In another little-reported limitation, under the relocation scheme, EU member states are not being required to resettle individuals permanently, but only to process their asylum claims through their national systems. The commission proposes that the Italian and Greek authorities screen arrivals for those who appear to be “prima facie in clear need of international protection” with the assistance of the European Asylum Support Office (EASO) and “other relevant agencies” (as yet undefined).
In other words, only those who can quickly demonstrate in potentially terrible reception centre conditions that they would be covered under the terms of the 1951 Refugee Convention will be relocated. Others will either be returned through a voluntary process or be deported. Relocation is not resettlement.

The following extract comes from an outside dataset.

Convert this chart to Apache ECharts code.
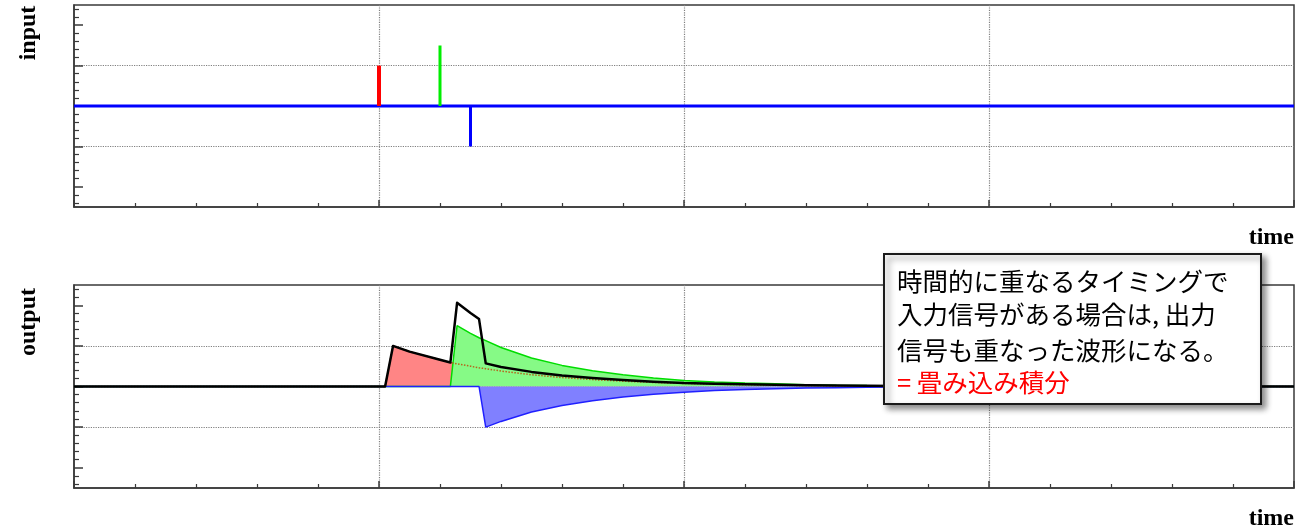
<!DOCTYPE html>
<html>
<head>
<meta charset="utf-8">
<script src="https://cdn.jsdelivr.net/npm/echarts@6/dist/echarts.min.js"></script>
<style>
  html, body { margin: 0; padding: 0; background: #ffffff; }
  #chart { width: 1296px; height: 531px; }
</style>
</head>
<body>
<div id="chart"></div>
<script>
// Input pulses: arrival time and amplitude of each pulse
const pulseTimes = [5.0, 6.0, 6.5];
const pulseAmps = [1.0, 1.5, -1.0];

// Output responses sampled at these times
const outTimes = [0, 5.1, 5.23, 5.5, 6.0, 6.17, 6.28, 6.5, 6.64, 6.75,
                  7.0, 7.5, 8.0, 8.5, 9.0, 9.5, 10, 10.5, 11, 11.5,
                  12, 12.5, 13, 13.5, 14, 15, 20];
const redOut = [0, 0, 1.00, 0.86, 0.66, 0.59, 0.56, 0.50, 0.46, 0.44,
                0.38, 0.29, 0.22, 0.17, 0.13, 0.10, 0.075, 0.057, 0.043, 0.033,
                0.025, 0.019, 0.014, 0.010, 0.008, 0.004, 0];
const greenOut = [0, 0, 0, 0, 0, 0, 1.50, 1.31, 1.20, 1.13,
                  0.96, 0.70, 0.52, 0.39, 0.29, 0.21, 0.15, 0.11, 0.085, 0.065,
                  0.045, 0.032, 0.023, 0.016, 0.011, 0.005, 0];
const blueOut = [0, 0, 0, 0, 0, 0, 0, 0, 0, -1.00,
                 -0.86, -0.63, -0.47, -0.35, -0.26, -0.19, -0.14, -0.10, -0.075, -0.055,
                 -0.040, -0.029, -0.021, -0.015, -0.011, -0.005, 0];

// Axis ranges
const timeRange = [0, 20];
const ampRange = [-2.5, 2.5];
const majorAmpTicks = [-2, -1, 0, 1, 2];

// Annotation text
const noteLines = ['時間的に重なるタイミングで', '入力信号がある場合は, 出力', '信号も重なった波形になる。'];
const noteResult = '= 畳み込み積分';

const frameColor = '#3a3a3a';
const gridLine = { show: true, showMinLine: false, showMaxLine: false,
                   lineStyle: { type: 'dotted', color: '#808080', width: 1.2 } };

const minorAmpTicks = [];
for (let k = -12; k <= 12; k++) {
  const v = Math.round(k * 0.2 * 10) / 10;
  if (!Number.isInteger(v)) minorAmpTicks.push(v);
}

function timeAxis(gi) {
  return {
    gridIndex: gi, type: 'value', min: timeRange[0], max: timeRange[1], interval: 5,
    axisLine: { onZero: false, lineStyle: { color: frameColor, width: 1.5 } },
    axisTick: { inside: true, length: 7, lineStyle: { color: frameColor, width: 1.5 } },
    minorTick: { show: true, splitNumber: 5, length: 4, lineStyle: { color: frameColor, width: 1.2 } },
    axisLabel: { show: false },
    splitLine: gridLine
  };
}
function ampAxis(gi) {
  return {
    gridIndex: gi, type: 'value', position: 'left', min: ampRange[0], max: ampRange[1], splitNumber: 5,
    axisLine: { show: true, onZero: false, lineStyle: { color: frameColor, width: 1.5 } },
    axisTick: { show: true, inside: true, length: 9, customValues: majorAmpTicks,
                lineStyle: { color: frameColor, width: 1.5 } },
    axisLabel: { show: false },
    splitLine: gridLine
  };
}
function ampMinorAxis(gi) {
  return {
    gridIndex: gi, type: 'value', position: 'left', min: ampRange[0], max: ampRange[1], splitNumber: 5,
    axisLine: { show: false },
    axisTick: { show: true, inside: true, length: 5, customValues: minorAmpTicks,
                lineStyle: { color: frameColor, width: 1.2 } },
    axisLabel: { show: false },
    splitLine: { show: false }
  };
}

const zip = (xs, ys) => xs.map((x, i) => [x, ys[i]]);
const sumOut = outTimes.map((t, i) => redOut[i] + greenOut[i] + blueOut[i]);

// Input panel: blue carries the full baseline, red and green are single spikes
const bluePulse = [[timeRange[0], 0], [pulseTimes[2], 0], [pulseTimes[2], pulseAmps[2]],
                   [pulseTimes[2], 0], [timeRange[1], 0]];
const redPulse = [[pulseTimes[0], 0], [pulseTimes[0], pulseAmps[0]]];
const greenPulse = [[pulseTimes[1], 0], [pulseTimes[1], pulseAmps[1]]];

const base = { type: 'line', symbol: 'none', animation: false, silent: true };
const noteFont = '25.5px "Noto Sans CJK JP"';

const option = {
  backgroundColor: '#ffffff',
  animation: false,
  grid: [
    { left: 74, top: 5, width: 1220, height: 202, show: true, borderColor: frameColor, borderWidth: 1.5 },
    { left: 74, top: 285, width: 1220, height: 203, show: true, borderColor: frameColor, borderWidth: 1.5 }
  ],
  xAxis: [timeAxis(0), timeAxis(1)],
  yAxis: [ampAxis(0), ampMinorAxis(0), ampAxis(1), ampMinorAxis(1)],
  series: [
    Object.assign({}, base, { xAxisIndex: 0, yAxisIndex: 0, data: bluePulse, z: 3,
      lineStyle: { color: '#0000ff', width: 3, cap: 'butt' } }),
    Object.assign({}, base, { xAxisIndex: 0, yAxisIndex: 0, data: redPulse, z: 4,
      lineStyle: { color: '#ff0000', width: 4, cap: 'butt' } }),
    Object.assign({}, base, { xAxisIndex: 0, yAxisIndex: 0, data: greenPulse, z: 4,
      lineStyle: { color: '#00ee00', width: 3, cap: 'butt' } }),

    // Output panel: individual responses and their sum
    Object.assign({}, base, { xAxisIndex: 1, yAxisIndex: 2, data: zip(outTimes, redOut), z: 2,
      lineStyle: { color: '#ff2020', width: 1 }, areaStyle: { color: '#ff8585', opacity: 1 } }),
    Object.assign({}, base, { xAxisIndex: 1, yAxisIndex: 2, data: zip(outTimes, greenOut), z: 3,
      lineStyle: { color: '#00dd00', width: 1.5 }, areaStyle: { color: '#86fa86', opacity: 1 } }),
    Object.assign({}, base, { xAxisIndex: 1, yAxisIndex: 2, data: zip(outTimes, blueOut), z: 3,
      lineStyle: { color: '#2020ff', width: 1.5 }, areaStyle: { color: '#8080ff', opacity: 1 } }),
    Object.assign({}, base, { xAxisIndex: 1, yAxisIndex: 2, data: zip(outTimes, redOut), z: 4,
      lineStyle: { color: '#b5651d', width: 1.5, type: 'dotted' } }),
    Object.assign({}, base, { xAxisIndex: 1, yAxisIndex: 2, data: zip(outTimes, sumOut), z: 5,
      lineStyle: { color: '#000000', width: 2.5, join: 'round' } })
  ],
  graphic: [
    { type: 'text', x: 29, y: 33, rotation: Math.PI / 2, z: 10,
      style: { text: 'input', font: 'bold 24px "Liberation Serif"', fill: '#000', align: 'center', verticalAlign: 'middle' } },
    { type: 'text', x: 29, y: 322, rotation: Math.PI / 2, z: 10,
      style: { text: 'output', font: 'bold 24px "Liberation Serif"', fill: '#000', align: 'center', verticalAlign: 'middle' } },
    { type: 'text', x: 1294, y: 238, z: 10,
      style: { text: 'time', font: 'bold 24px "Liberation Serif"', fill: '#000', align: 'right', verticalAlign: 'middle' } },
    { type: 'text', x: 1294, y: 519, z: 10,
      style: { text: 'time', font: 'bold 24px "Liberation Serif"', fill: '#000', align: 'right', verticalAlign: 'middle' } },
    { type: 'rect', z: 20, shape: { x: 884, y: 254, width: 377, height: 150 },
      style: { fill: '#ffffff', stroke: '#1a1a1a', lineWidth: 2,
               shadowBlur: 6, shadowOffsetX: 4, shadowOffsetY: 4, shadowColor: 'rgba(0,0,0,0.45)' } },
    { type: 'text', z: 21, x: 897, y: 281,
      style: { text: noteLines[0], font: noteFont, fill: '#000', verticalAlign: 'middle' } },
    { type: 'text', z: 21, x: 897, y: 314,
      style: { text: noteLines[1], font: noteFont, fill: '#000', verticalAlign: 'middle' } },
    { type: 'text', z: 21, x: 897, y: 350,
      style: { text: noteLines[2], font: noteFont, fill: '#000', verticalAlign: 'middle' } },
    { type: 'text', z: 21, x: 897, y: 382,
      style: { text: noteResult, font: noteFont, fill: '#ff0000', verticalAlign: 'middle' } }
  ]
};

const chart = echarts.init(document.getElementById('chart'), null, { renderer: 'canvas' });
chart.setOption(option);
</script>
</body>
</html>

The relocation quota is based on an article of the Lisbon Treaty, in effect since 2009 but little understood by the general public. The article states:
In the event of one or more member states being confronted by an emergency situation characterised by a sudden inflow of nationals of third countries, the Council, on a proposal from the Commission, may adopt provisional measures for the benefit of the member state(s) concerned. It shall act after consulting the European Parliament.
The proposed scheme’s implications are far-reaching and possibly permanent. In this climate of proposed naval “pushbacks” and proposals for extraterritorial asylum processing, forced relocation of this nature and on this scale would be a major challenge to the existing global refugee regime.

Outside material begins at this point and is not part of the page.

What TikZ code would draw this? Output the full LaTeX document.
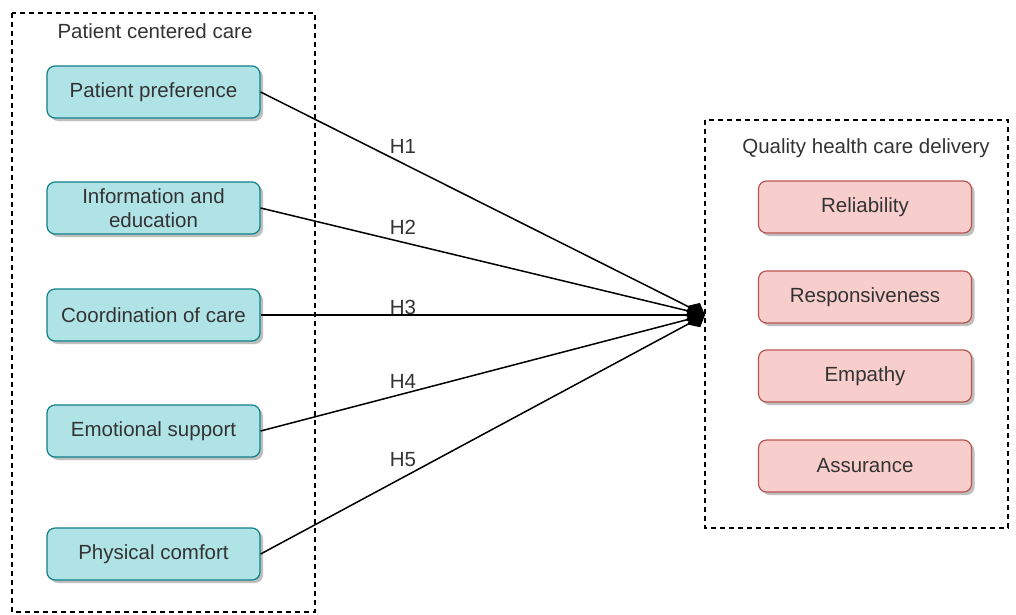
\documentclass[tikz,border=0pt]{standalone}
\usepackage{fontspec}
\setmainfont{Liberation Sans}
\usetikzlibrary{arrows.meta,shadows}
\definecolor{txtgray}{HTML}{333333}
\definecolor{tealfill}{HTML}{B0E3E6}
\definecolor{tealline}{HTML}{0E8088}
\definecolor{pinkfill}{HTML}{F8CECC}
\definecolor{pinkline}{HTML}{B85450}

\begin{document}
\begin{tikzpicture}[x=1pt, y=-1pt,
    every node/.style={font=\fontsize{20.5}{24}\selectfont, text=txtgray},
    group/.style={draw=black, line width=1.3pt, dash pattern=on 5pt off 4pt},
    factor/.style={draw=tealline, fill=tealfill, line width=1.2pt, rounded corners=8pt,
        minimum width=213pt, minimum height=52pt, align=center,
        drop shadow={shadow xshift=3pt, shadow yshift=-3pt, fill=black, opacity=0.25}},
    outcome/.style={factor, draw=pinkline, fill=pinkfill},
    link/.style={line width=1.5pt, -{Diamond[length=20pt, width=17pt]}}]
    \useasboundingbox (0,0) rectangle (1016,614);
    % Draw the two groups
    \draw[group] (12,13) rectangle (315,612);
    \draw[group] (705,120) rectangle (1008,528);
    \node (pcc) at (155,31) {Patient centered care};
    \node (qhc) at (866,148) {Quality health care delivery};
    % Patient centered care factors
    \node[factor] (pref) at (153.5,92) {Patient preference};
    \node[factor] (info) at (153.5,208) {Information and\\education};
    \node[factor] (coord) at (153.5,315) {Coordination of care};
    \node[factor] (emo) at (153.5,431) {Emotional support};
    \node[factor] (phys) at (153.5,554) {Physical comfort};
    % Quality dimensions
    \node[outcome] (rel) at (865,207) {Reliability};
    \node[outcome] (resp) at (865,297) {Responsiveness};
    \node[outcome] (emp) at (865,376) {Empathy};
    \node[outcome] (ass) at (865,466) {Assurance};
    % Hypotheses
    \coordinate (hub) at (705,315);
    \draw[link] (pref.east) -- (hub);
    \draw[link] (info.east) -- (hub);
    \draw[link] (coord.east) -- (hub);
    \draw[link] (emo.east) -- (hub);
    \draw[link] (phys.east) -- (hub);
    \node (h1) at (403,146) {H1};
    \node (h2) at (403,227) {H2};
    \node (h3) at (403,307) {H3};
    \node (h4) at (403,381) {H4};
    \node (h5) at (403,460) {H5};
\end{tikzpicture}
\end{document}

Under the proposals, member states will be proportionally allocated refugees depending on their population, total GDP, unemployment rate, the average number of spontaneous asylum applications they receive, and the number of refugees they resettled between 2010–2014.
For it to proceed, a two-thirds majority of member states must agree. While Germany and Sweden have expressed support for the schemehttp://www.thelocal.se/20150527/eu-to-unveil-latest-bid-for-binding-migrant-quotas; others have been reticent or outright hostile. Hungarian Prime Minister Viktor Orban rather bombastically proclaimed:
It is a mad idea for someone to let refugees into their own country instead of defending their borders and then to say I will redistribute them among you. This is an unfair and indecent proposal. We therefore cannot support it.
Facing an upcoming election in which anti-immigration sentiment is overwhelming, Denmark is exercising its opt-out, allowed under Protocols associated with the Lisbon Treaty. The UK and Ireland have a right to opt in under the same protocols – and while Ireland is opting in, the British government’s response to the current proposals on relocation and resettlement is unsurprisingly deeply negative.
The proposed relocation scheme responds to the concerns of EU member states about “burden-sharing” and preventing any more migrants entering their territory rather than putting individuals’ rights first, despite the humanitarian rhetoric.
Those who successfully make it to Italy and Greece will have their claims for asylum screened at speed before they are “distributed” to any country which has agreed to participate. While little research has been done on the motivations and journeys of these “boat people”, we know that individuals arriving in Greece and Italy from countries such as Eritrea and Syria are in dire need of humanitarian protection.
Equally, we must not forget that the EU Agenda on Migration also contains new security measures aimed at vastly enhancing external border controls. These are designed precisely to keep migrants out of the EU.
Plans have already been presented to systematically identify, capture and destroy vessels used by smugglers in facilitating migrants across the Mediterranean as well as even potentially deploying ground forces in Libya.
This increased tendency to treat migration and asylum as security issues is undoubtedly the EU’s real agenda – and it inevitably puts the rights of migrants and asylum seekers themselves at risk.